### REQUEST
Review the listing and copy each line that holds the word "this".

--- DATASET EXCERPTS ---

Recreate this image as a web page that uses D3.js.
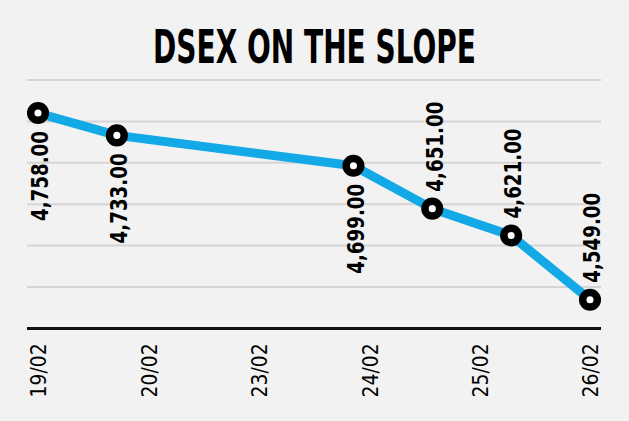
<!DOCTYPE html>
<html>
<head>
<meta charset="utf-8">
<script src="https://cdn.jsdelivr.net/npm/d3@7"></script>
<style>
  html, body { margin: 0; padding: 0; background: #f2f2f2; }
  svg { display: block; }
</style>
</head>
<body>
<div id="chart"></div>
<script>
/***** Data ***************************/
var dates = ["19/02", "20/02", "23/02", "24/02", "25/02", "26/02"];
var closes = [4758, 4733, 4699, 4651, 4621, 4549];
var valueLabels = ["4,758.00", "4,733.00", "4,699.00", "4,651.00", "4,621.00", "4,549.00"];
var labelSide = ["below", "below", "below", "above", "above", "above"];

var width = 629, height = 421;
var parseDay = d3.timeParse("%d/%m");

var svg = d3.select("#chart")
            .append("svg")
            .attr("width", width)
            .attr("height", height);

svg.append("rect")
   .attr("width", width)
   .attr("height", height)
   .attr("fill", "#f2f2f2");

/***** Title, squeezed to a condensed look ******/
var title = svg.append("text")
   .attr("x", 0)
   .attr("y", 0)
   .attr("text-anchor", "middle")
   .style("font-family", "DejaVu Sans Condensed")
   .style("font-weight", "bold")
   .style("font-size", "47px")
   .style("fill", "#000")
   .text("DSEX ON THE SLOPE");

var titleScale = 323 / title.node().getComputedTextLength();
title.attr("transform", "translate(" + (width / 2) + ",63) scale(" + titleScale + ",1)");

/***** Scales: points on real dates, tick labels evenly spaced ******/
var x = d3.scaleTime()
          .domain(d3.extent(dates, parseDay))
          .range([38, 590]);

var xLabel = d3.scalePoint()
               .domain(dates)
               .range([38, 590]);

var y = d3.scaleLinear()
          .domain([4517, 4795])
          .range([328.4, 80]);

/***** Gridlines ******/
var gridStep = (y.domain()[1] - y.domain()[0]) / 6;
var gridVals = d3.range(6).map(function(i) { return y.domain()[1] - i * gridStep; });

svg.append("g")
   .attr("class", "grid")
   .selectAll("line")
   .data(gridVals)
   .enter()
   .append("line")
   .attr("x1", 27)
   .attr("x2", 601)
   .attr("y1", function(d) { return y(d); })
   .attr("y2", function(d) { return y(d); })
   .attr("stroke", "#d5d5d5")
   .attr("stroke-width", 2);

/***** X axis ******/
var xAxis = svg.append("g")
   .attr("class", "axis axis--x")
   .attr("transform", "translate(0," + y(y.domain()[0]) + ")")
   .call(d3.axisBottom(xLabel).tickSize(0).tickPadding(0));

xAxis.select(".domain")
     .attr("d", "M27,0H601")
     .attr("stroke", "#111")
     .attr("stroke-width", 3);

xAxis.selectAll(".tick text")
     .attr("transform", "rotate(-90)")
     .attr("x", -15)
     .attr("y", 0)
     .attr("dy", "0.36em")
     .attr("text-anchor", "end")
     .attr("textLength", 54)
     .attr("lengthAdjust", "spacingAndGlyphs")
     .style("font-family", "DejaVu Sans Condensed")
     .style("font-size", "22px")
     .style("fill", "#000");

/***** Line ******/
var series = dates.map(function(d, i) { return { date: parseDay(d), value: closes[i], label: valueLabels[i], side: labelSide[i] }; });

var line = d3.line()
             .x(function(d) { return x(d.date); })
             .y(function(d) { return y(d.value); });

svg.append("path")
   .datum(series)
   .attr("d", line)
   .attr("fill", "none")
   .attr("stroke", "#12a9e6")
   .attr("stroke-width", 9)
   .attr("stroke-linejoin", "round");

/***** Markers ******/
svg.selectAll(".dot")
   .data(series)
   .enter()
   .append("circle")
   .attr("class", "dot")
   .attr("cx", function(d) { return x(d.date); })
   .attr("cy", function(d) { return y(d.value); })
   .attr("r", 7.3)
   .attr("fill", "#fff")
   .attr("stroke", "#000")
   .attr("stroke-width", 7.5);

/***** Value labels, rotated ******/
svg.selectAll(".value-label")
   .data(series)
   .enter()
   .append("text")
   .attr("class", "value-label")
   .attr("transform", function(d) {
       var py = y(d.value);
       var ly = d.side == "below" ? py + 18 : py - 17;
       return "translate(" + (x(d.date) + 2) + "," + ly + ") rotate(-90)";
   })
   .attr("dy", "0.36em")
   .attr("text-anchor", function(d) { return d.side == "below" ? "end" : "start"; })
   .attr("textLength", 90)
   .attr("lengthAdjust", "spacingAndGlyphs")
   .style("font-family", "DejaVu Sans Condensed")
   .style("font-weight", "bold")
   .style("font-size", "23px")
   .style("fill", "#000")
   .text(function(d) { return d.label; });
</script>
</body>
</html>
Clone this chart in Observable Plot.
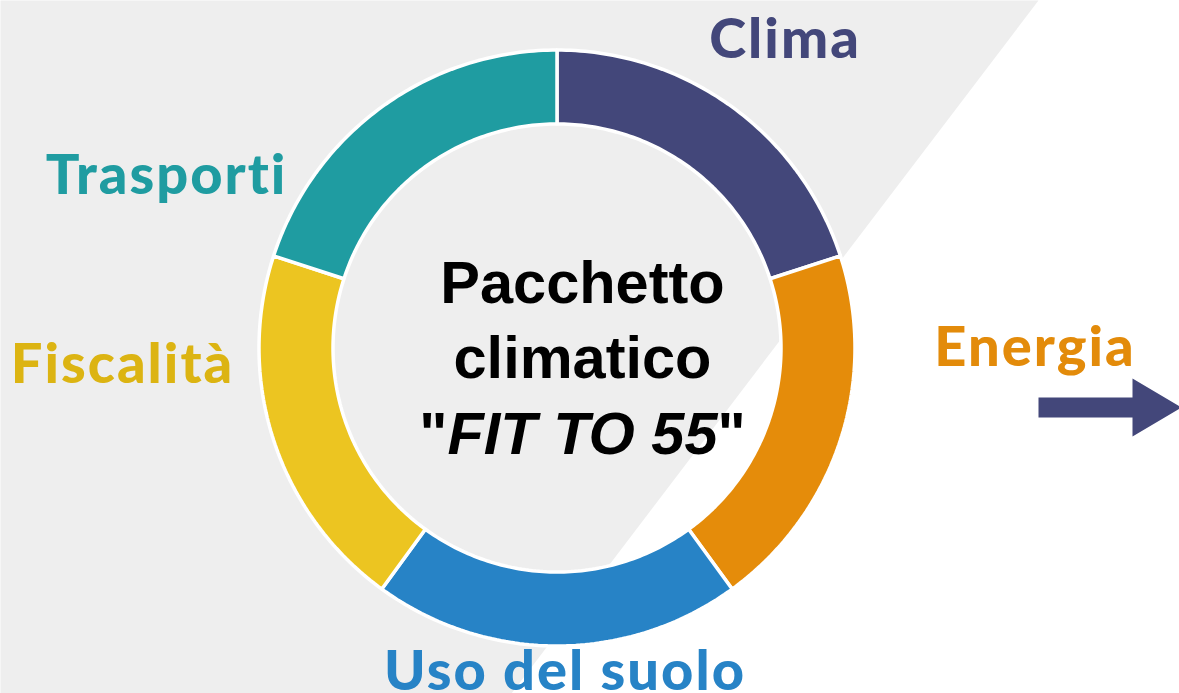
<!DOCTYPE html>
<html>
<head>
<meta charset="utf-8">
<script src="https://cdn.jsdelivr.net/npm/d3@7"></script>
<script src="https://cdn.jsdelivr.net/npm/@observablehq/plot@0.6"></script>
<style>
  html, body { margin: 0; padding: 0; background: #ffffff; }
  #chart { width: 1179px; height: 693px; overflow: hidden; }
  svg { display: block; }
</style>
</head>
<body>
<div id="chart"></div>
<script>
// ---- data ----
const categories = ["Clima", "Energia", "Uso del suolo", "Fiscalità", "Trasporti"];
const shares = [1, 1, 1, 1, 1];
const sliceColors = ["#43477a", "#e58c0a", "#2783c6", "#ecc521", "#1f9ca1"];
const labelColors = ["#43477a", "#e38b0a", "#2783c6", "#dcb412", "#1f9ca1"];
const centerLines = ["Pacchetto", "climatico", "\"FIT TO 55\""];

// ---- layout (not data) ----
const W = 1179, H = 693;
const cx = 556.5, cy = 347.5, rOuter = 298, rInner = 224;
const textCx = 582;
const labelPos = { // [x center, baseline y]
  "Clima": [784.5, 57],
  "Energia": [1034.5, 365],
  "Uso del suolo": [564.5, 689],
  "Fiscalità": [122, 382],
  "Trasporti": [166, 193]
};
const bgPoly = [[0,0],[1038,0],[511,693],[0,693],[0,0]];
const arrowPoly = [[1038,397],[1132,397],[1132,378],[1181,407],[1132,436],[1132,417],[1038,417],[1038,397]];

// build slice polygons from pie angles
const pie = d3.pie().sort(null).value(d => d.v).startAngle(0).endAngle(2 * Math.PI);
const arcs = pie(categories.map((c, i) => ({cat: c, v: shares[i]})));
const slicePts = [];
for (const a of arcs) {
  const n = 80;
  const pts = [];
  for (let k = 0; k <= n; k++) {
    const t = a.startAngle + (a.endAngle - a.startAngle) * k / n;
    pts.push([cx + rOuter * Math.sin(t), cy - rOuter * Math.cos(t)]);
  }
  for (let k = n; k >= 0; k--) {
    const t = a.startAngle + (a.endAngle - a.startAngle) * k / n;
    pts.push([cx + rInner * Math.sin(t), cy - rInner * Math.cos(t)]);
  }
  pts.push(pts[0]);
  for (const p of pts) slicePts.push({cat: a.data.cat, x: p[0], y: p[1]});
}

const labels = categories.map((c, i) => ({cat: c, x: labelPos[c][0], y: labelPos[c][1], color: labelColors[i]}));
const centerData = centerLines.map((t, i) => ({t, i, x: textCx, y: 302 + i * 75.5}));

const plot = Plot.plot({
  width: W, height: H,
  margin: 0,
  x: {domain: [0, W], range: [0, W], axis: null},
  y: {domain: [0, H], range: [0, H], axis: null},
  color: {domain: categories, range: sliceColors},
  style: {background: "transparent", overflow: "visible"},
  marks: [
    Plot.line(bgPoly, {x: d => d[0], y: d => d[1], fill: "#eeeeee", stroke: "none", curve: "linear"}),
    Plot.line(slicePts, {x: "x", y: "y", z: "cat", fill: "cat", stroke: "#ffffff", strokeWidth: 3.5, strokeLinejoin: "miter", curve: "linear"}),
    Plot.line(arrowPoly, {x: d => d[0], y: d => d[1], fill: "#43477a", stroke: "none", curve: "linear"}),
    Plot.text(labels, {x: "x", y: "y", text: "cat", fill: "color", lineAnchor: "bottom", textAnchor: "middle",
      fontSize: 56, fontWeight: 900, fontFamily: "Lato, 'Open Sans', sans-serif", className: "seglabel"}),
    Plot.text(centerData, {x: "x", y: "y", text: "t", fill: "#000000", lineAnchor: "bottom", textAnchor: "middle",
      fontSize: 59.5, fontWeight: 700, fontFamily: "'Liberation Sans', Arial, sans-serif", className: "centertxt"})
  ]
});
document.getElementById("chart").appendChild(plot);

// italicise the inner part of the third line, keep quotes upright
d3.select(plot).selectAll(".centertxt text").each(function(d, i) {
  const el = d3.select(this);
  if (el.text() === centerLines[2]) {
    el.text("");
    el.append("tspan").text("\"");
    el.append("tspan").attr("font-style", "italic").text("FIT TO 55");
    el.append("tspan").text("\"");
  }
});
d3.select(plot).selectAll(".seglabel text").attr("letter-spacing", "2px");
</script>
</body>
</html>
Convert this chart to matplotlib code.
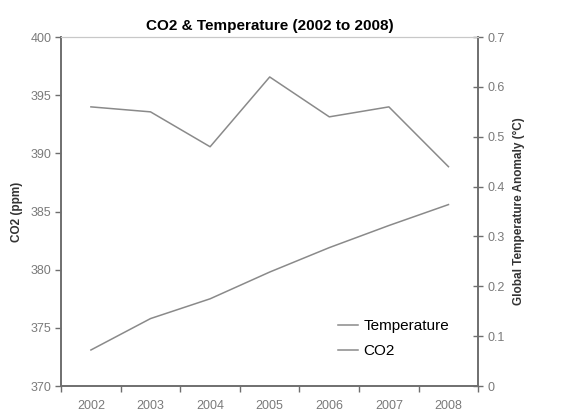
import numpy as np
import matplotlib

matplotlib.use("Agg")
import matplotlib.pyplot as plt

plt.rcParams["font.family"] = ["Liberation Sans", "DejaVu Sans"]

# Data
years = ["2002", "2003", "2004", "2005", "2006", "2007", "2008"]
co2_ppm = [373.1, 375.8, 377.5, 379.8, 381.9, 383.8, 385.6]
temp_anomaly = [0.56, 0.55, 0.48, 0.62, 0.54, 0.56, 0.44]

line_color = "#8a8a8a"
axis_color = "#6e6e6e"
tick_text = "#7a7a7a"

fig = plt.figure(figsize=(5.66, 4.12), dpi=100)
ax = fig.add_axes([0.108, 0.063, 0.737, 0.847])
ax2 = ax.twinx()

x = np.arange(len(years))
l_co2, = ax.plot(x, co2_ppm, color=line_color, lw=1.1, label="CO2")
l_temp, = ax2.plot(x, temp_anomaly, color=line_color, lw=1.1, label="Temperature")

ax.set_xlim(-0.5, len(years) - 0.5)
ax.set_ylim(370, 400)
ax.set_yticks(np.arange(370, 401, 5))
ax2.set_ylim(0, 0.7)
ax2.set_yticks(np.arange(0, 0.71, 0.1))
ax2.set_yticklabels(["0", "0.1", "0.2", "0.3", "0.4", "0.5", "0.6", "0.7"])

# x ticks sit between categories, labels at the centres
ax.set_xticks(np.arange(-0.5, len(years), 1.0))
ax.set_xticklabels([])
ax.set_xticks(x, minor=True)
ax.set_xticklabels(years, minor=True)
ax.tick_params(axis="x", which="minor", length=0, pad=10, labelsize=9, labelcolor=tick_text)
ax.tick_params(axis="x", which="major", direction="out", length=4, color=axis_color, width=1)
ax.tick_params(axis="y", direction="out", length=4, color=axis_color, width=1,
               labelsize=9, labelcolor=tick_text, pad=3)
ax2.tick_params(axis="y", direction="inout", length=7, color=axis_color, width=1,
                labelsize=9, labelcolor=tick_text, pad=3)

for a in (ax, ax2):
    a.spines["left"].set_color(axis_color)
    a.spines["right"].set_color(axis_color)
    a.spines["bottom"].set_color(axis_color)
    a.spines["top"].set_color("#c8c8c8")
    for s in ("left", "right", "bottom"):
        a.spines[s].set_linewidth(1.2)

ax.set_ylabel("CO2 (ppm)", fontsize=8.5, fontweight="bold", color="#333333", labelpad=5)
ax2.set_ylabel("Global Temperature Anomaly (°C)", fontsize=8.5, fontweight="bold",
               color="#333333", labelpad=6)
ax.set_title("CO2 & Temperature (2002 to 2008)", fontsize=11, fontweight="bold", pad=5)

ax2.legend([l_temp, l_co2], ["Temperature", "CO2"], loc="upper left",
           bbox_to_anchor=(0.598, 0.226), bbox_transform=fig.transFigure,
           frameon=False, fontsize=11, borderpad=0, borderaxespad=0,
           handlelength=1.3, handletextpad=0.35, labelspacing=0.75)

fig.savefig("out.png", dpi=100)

---

### EXPECTED OUTPUT
Recreate this image as a web page that uses D3.js.
Clone this chart in Observable Plot.
  const el = d3.select(this);
Convert this chart to matplotlib code.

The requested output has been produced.